Danson makes inspirational move
The movie helped spark the actor's own fondness for chess.
LOS ANGELES (AP) -- "Knights of the South Bronx," an A & amp;E movie premiering Tuesday at 8 p.m., is based on a true-life tale about how a teacher uses chess to inspire inner-city kids.
Its star, Ted Danson, found himself inspired as well.
His love of the game, long dormant, was rekindled, he says, and his skills definitely enhanced.
"It takes the computer a lot longer to beat me than it did!" exclaims the actor, who had played the board game as a kid, but rarely since.
Even more so, he adds, he was moved greatly by the real tale of the film's inspiration, chess expert David MacEnulty, who taught the intricate board game to Bronx elementary school children, nurturing them to success in national competitions.
Executive producer Diane Nabatoff approached Danson by sending him a video of a TV news piece about MacEnulty, and the actor recalls that he and his wife, actress Mary Steenburgen, were "in tears" after watching it.
In a recent chat, Danson, sitting in the garden of his Brentwood home, praised MacEnulty as a "true hero ... an amazing man, so passionate, so dedicated."
The A & amp;E movie does take some dramatic license with MacEnulty's story, but he says he accepts that because what really matters is that the film is true in the way it depicts the lessons the kids learned through the challenges of chess.
"You don't get ahead by getting it over on people. You get ahead by being better than they are at something, and the only way you are going to do that is if you work harder than the other people. And that's the message of the movie," MacEnulty says.
On the film's Toronto location, Danson watched MacEnulty, who has written several chess books and created software programs for the U.S. Chess Federation, teaching the young actors the basics of the game.
"There were six or so kids from 5- to 10- or 11-years-old who were just nonstop, all over him, all over the chess pieces, squabbling. I was horrified, 'Oh, my god, is this what I'm going to be doing everyday?' But what David said to me, and what I saw, was 60 [percent], 70 percent of his energy was to capture their attention and the rest was put into the chess teaching."
Danson went on to apply that technique himself in working with his young co-stars. "As soon as you offer them something that is really interesting and when the communication is, 'You matter, I care about you, you can do this,' you can keep them focused."

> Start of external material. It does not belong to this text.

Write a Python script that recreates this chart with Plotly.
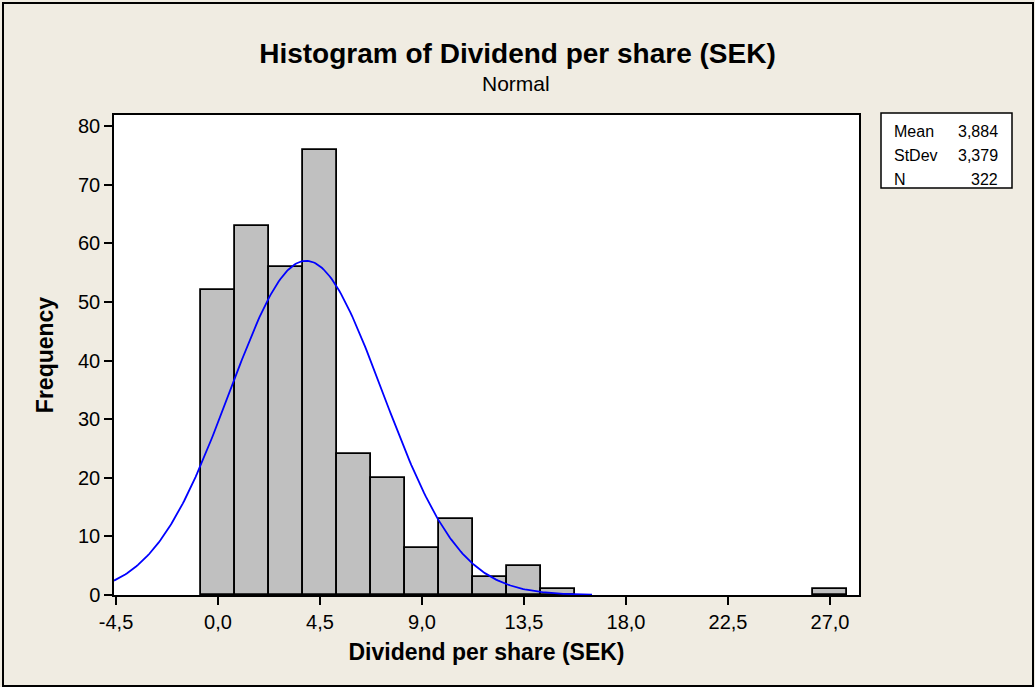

Delia Fine, vice president of film, drama and music for A & amp;E, says that while watching Danson on the set she realized he was doing double-duty -- "wrangling the kids, and mentoring and tutoring them in their jobs," while giving his own performance.
"He had such a wonderful way of keeping them focused. When things would start to break down, he just seemed able to reel them back in in such a nice way, in a supportive way ... It was very, very impressive."
Contest for teachers
A & amp;E, in collaboration with Food for Thought Software, has created a "Think Like a King" contest for teachers in hopes of encouraging interest in chess as a tool to enhance learning skills. Winners get free chess-teaching software for their schools.
"Not everyone can play sports," says Danson. "Sports got me through high school, made me feel like there was a reason for living. Music can do that for some kids, but not everybody is into music or is a jock. Chess is an amazingly cheap way to capture a child's imagination and expand their brain ... there's a quiet confidence that comes from a kid learning how to play chess."
The actor says a couple of lines from the movie struck him as being particularly telling: "Playing chess is like taking your mind to the gym," and, "If you can win a game of chess, no one can ever call you stupid."
Most famous as the womanizing bartender Sam Malone on NBC's 1982-93 Emmy-winning sitcom "Cheers," Danson, 57, also starred in the sitcom "Becker," which ended last year after a six-year run on CBS.
He would have liked to continue playing the curmudgeonly doctor because "it was fun" and he enjoys the sitcom format. But, he reasons, "I don't think you can get involved in why things go off the air. It would make you nuts."